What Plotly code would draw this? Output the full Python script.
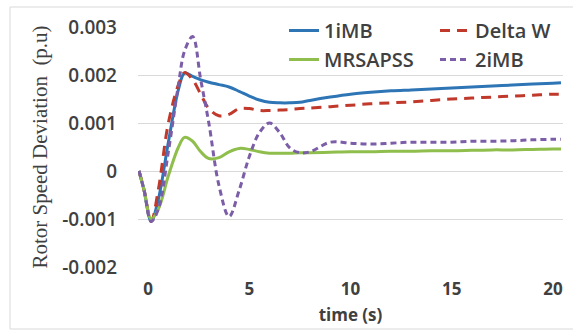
import plotly.graph_objects as go

time_s = [-0.45, -0.2, 0.15, 0.5, 1.0, 1.5, 1.8, 2.2, 2.6, 3.0, 3.5, 4.0, 4.5, 5.0, 5.5,
          6.0, 6.5, 7.0, 7.5, 8.0, 9, 10, 11, 12, 13, 14, 15, 16, 17, 18, 19, 20, 20.4]

imb1 = [0, -0.0004, -0.00105, -0.0006, 0.0006, 0.0017, 0.00204, 0.00197, 0.0019, 0.00185,
        0.0018, 0.00175, 0.00166, 0.00156, 0.00148, 0.00143, 0.00142, 0.00142, 0.00143,
        0.00147, 0.00154, 0.0016, 0.00164, 0.00167, 0.00169, 0.00171, 0.00173, 0.00175,
        0.00177, 0.00179, 0.00181, 0.00183, 0.00184]

delta_w = [0, -0.0004, -0.00105, -0.0004, 0.001, 0.0018, 0.00205, 0.0019, 0.0016, 0.0013,
           0.00115, 0.00118, 0.0013, 0.0013, 0.00126, 0.00126, 0.00127, 0.00128, 0.0013,
           0.00131, 0.00134, 0.00137, 0.0014, 0.00142, 0.00144, 0.00147, 0.0015, 0.00152,
           0.00154, 0.00156, 0.00158, 0.0016, 0.0016]

mrsapss = [0, -0.0004, -0.001, -0.0008, -0.0001, 0.0005, 0.0007, 0.00062, 0.0004, 0.00026,
           0.00028, 0.0004, 0.00047, 0.00045, 0.0004, 0.00037, 0.00037, 0.00037, 0.00038,
           0.00038, 0.00039, 0.0004, 0.0004, 0.00041, 0.00041, 0.00042, 0.00042, 0.00043,
           0.00044, 0.00044, 0.00045, 0.00046, 0.00046]

imb2 = [0, -0.0004, -0.00105, -0.0008, 0.0004, 0.0018, 0.0025, 0.0028, 0.0019, 0.001,
        -0.0003, -0.00095, -0.0004, 0.0003, 0.0008, 0.001, 0.0008, 0.00048, 0.00038,
        0.0004, 0.0006, 0.00058, 0.00056, 0.00058, 0.0006, 0.0006, 0.0006, 0.00062,
        0.00062, 0.00063, 0.00065, 0.00066, 0.00066]

x_ticks = [0, 5, 10, 15, 20]
y_ticks = [-0.002, -0.001, 0, 0.001, 0.002, 0.003]
y_tick_labels = ["-0.002", "-0.001", "0", "0.001", "0.002", "0.003"]

fig = go.Figure()
fig.add_trace(go.Scatter(x=time_s, y=imb1, name="1iMB", mode="lines",
                         line=dict(color="#2E75B6", width=3, shape="spline")))
fig.add_trace(go.Scatter(x=time_s, y=delta_w, name="Delta W", mode="lines",
                         line=dict(color="#C0392B", width=3, dash="10px,7px", shape="spline")))
fig.add_trace(go.Scatter(x=time_s, y=mrsapss, name="MRSAPSS", mode="lines",
                         line=dict(color="#8FBE4C", width=3, shape="spline")))
fig.add_trace(go.Scatter(x=time_s, y=imb2, name="2iMB", mode="lines",
                         line=dict(color="#7B5EA7", width=3, dash="6px,4px", shape="spline")))

L, R, T, B = 138, 10, 27, 64
W, H = 573, 331
pw, ph = W - L - R, H - T - B
TXT = "#404040"

fig.update_layout(
    width=W, height=H,
    margin=dict(l=L, r=R, t=T, b=B, autoexpand=False),
    paper_bgcolor="white", plot_bgcolor="white",
    font=dict(family="Open Sans", color=TXT),
    legend=dict(orientation="h", x=(284 - L) / pw, y=1 + 16 / ph, xanchor="left", yanchor="top",
                entrywidth=106, entrywidthmode="pixels", bgcolor="rgba(0,0,0,0)",
                font=dict(size=20, family="Open Sans", weight=600, color=TXT),
                itemwidth=30, tracegroupgap=0),
    xaxis=dict(range=[-0.5, 20.5], tickvals=x_ticks, showgrid=False, zeroline=False,
               showline=False, ticks="", automargin=False, ticklabelstandoff=10,
               tickfont=dict(size=17, family="Open Sans", weight="bold", color=TXT),
               title=dict(text="time (s)", standoff=10,
                          font=dict(size=17, family="Open Sans", weight="bold", color=TXT))),
    yaxis=dict(range=[-0.002, 0.003], tickvals=y_ticks, ticktext=y_tick_labels,
               showgrid=True, gridcolor="#D9D9D9", gridwidth=1, zeroline=False,
               showline=False, ticks="", ticklabelstandoff=20, automargin=False,
               tickfont=dict(size=19, family="Open Sans", weight=600, color=TXT),
               title=dict(text="Rotor Speed Deviation  (p.u)", standoff=8,
                          font=dict(size=21, family="Liberation Serif", color=TXT))),
    shapes=[dict(type="rect", xref="paper", yref="paper",
                 x0=(10 - L) / pw, x1=(W + 5 - L) / pw,
                 y0=(H - 329 - B) / ph, y1=(H - 7 - B) / ph,
                 line=dict(color="#D9D9D9", width=1), fillcolor="rgba(0,0,0,0)", layer="below")],
)

fig.write_html("out.html", config={"displayModeBar": False},
               post_script="document.body.style.margin='0px';")
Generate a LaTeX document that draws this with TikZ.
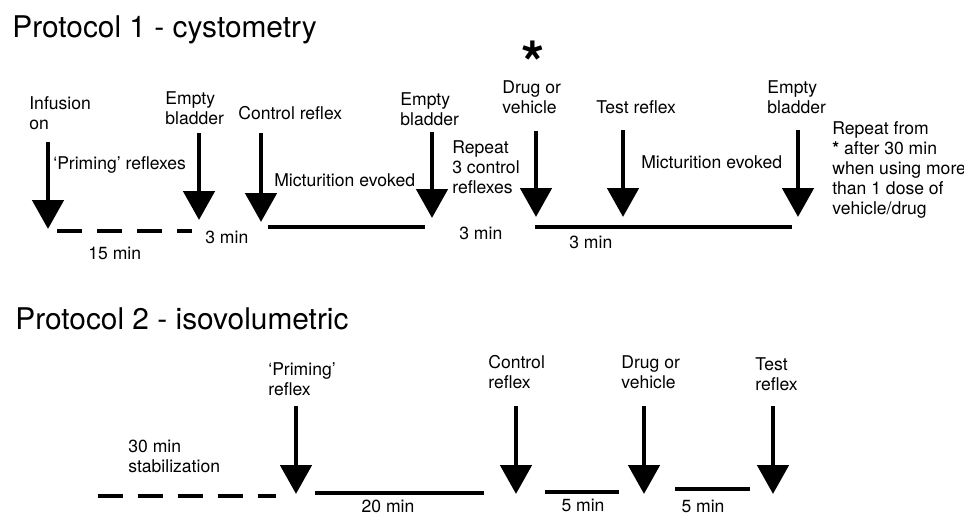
\documentclass[tikz,border=0pt]{standalone}
\usepackage{fontspec}
\setmainfont{TeX Gyre Heros}
\tikzset{trigger/.style = {line width=2.8pt, -{Triangle[width=0.62cm,length=0.58cm]}}}
\tikzset{period/.style = {line width=2.4pt}, waiting/.style = {period, dash pattern=on 0.5cm off 0.3cm}}
\tikzset{txt/.style = {font=\fontsize{10}{11.5}\selectfont, align=left, anchor=west, inner sep=0pt},
         heading/.style = {font=\fontsize{17}{19}\selectfont, anchor=base west, inner sep=0pt}}
\usetikzlibrary{arrows.meta}

\begin{document}
\begin{tikzpicture}[x=0.02cm, y=-0.02cm]
\useasboundingbox (0,0) rectangle (964,515);
% protocol 1
\node[heading] (title1) at (12,37) {Protocol 1 - cystometry};
\foreach \n/\x/\t/\b in {i/48/142/229, e/199/133/220, c/261/133/222, f/432/132/218, d/536/131/217, t/623/130/217, g/798/130/217}
  {\coordinate (top-\n) at (\x,\t); \coordinate (tip-\n) at (\x,\b);
   \draw[trigger] (top-\n) -- (tip-\n);}
\coordinate (w1) at (57,231); \coordinate (w1e) at (192,231);
\coordinate (m1) at (268,227); \coordinate (m1e) at (425,227);
\coordinate (m2) at (535,227); \coordinate (m2e) at (792,227);
\draw[waiting] (w1) -- (w1e);
\draw[period] (m1) -- (m1e);
\draw[period] (m2) -- (m2e);
\node[txt] (infusion) at (29,113) {Infusion\\on};
\node[txt] (empty1) at (165,108) {Empty\\bladder};
\node[txt] (ctrl1) at (238,113) {Control reflex};
\node[txt] (empty2) at (400,109) {Empty\\bladder};
\node[txt] (priming1) at (53,165) {‘Priming’ reflexes};
\node[txt] (mict1) at (274,180) {Micturition evoked};
\node[txt] (t15) at (88,253) {15 min};
\node[txt] (t3a) at (205,237) {3 min};
\node[txt] (repeat) at (452,167) {Repeat\\3 control\\reflexes};
\node[txt] (t3b) at (459,233) {3 min};
\node[inner sep=0pt, font=\fontsize{34}{34}\selectfont\bfseries] (star) at (533,50) {\raisebox{-0.42em}[0.3em][0pt]{*}};
\node[txt] (drug1) at (502,97) {Drug or\\vehicle};
\node[txt] (test1) at (596,107) {Test reflex};
\node[txt] (empty3) at (767,97) {Empty\\bladder};
\node[txt] (mict2) at (641,162) {Micturition evoked};
\node[txt] (t3c) at (569,242) {3 min};
\node[txt] (again) at (832,170) {Repeat from\\{\bfseries *} after 30 min\\when using more\\than 1 dose of\\vehicle/drug};
% protocol 2
\node[heading] (title2) at (15,329) {Protocol 2 - isovolumetric};
\foreach \n/\x in {p/296, c/516, d/644, t/773}
  {\coordinate (top2-\n) at (\x,406); \coordinate (tip2-\n) at (\x,494);
   \draw[trigger] (top2-\n) -- (tip2-\n);}
\coordinate (w2) at (98,496); \coordinate (w2e) at (276,496);
\coordinate (m3) at (315,493); \coordinate (m3e) at (484,493);
\coordinate (m4) at (545,492); \coordinate (m4e) at (619,492);
\coordinate (m5) at (675,489); \coordinate (m5e) at (750,489);
\draw[waiting] (w2) -- (w2e);
\draw[period] (m3) -- (m3e);
\draw[period] (m4) -- (m4e);
\draw[period] (m5) -- (m5e);
\node[txt] (stab) at (128,456) {30 min\\stabilization};
\node[txt] (priming2) at (268,379) {‘Priming’\\reflex};
\node[txt] (ctrl2) at (488,372) {Control\\reflex};
\node[txt] (drug2) at (621,372) {Drug or\\vehicle};
\node[txt] (test2) at (755,374) {Test\\reflex};
\node[txt, anchor=center] (t20) at (388,506) {20 min};
\node[txt, anchor=center] (t5a) at (583,505) {5 min};
\node[txt, anchor=center] (t5b) at (703,506) {5 min};
\end{tikzpicture}
\end{document}
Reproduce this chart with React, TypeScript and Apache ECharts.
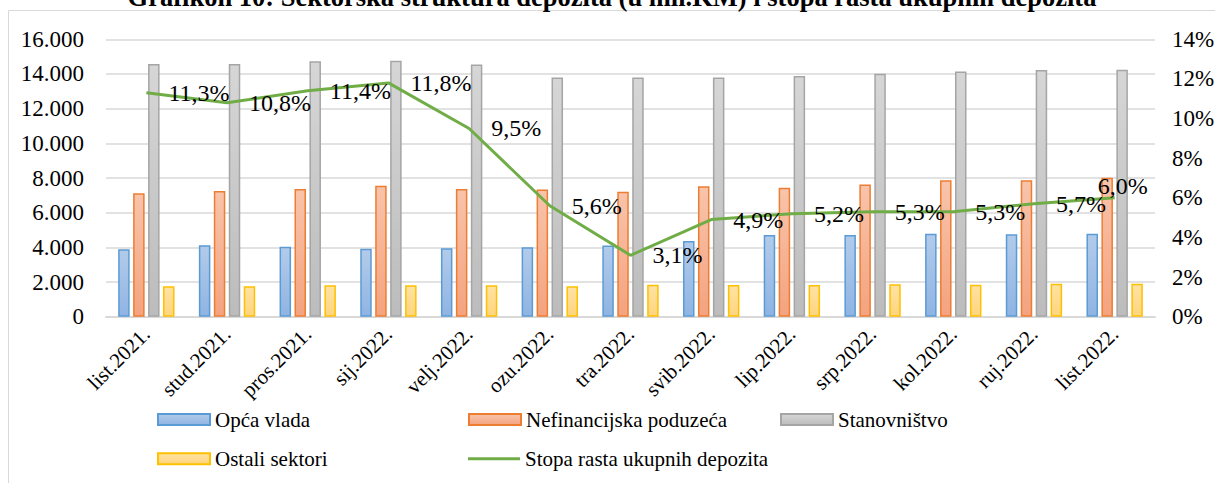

- - - - - - -

[Prompt] Please take the lines from the beginning of the data above through the line holding "import plotly.graph_objects as go" and transcribe them exactly, without any pictures.

[Solution to the problem]
What Plotly code would draw this? Output the full Python script.
import plotly.graph_objects as go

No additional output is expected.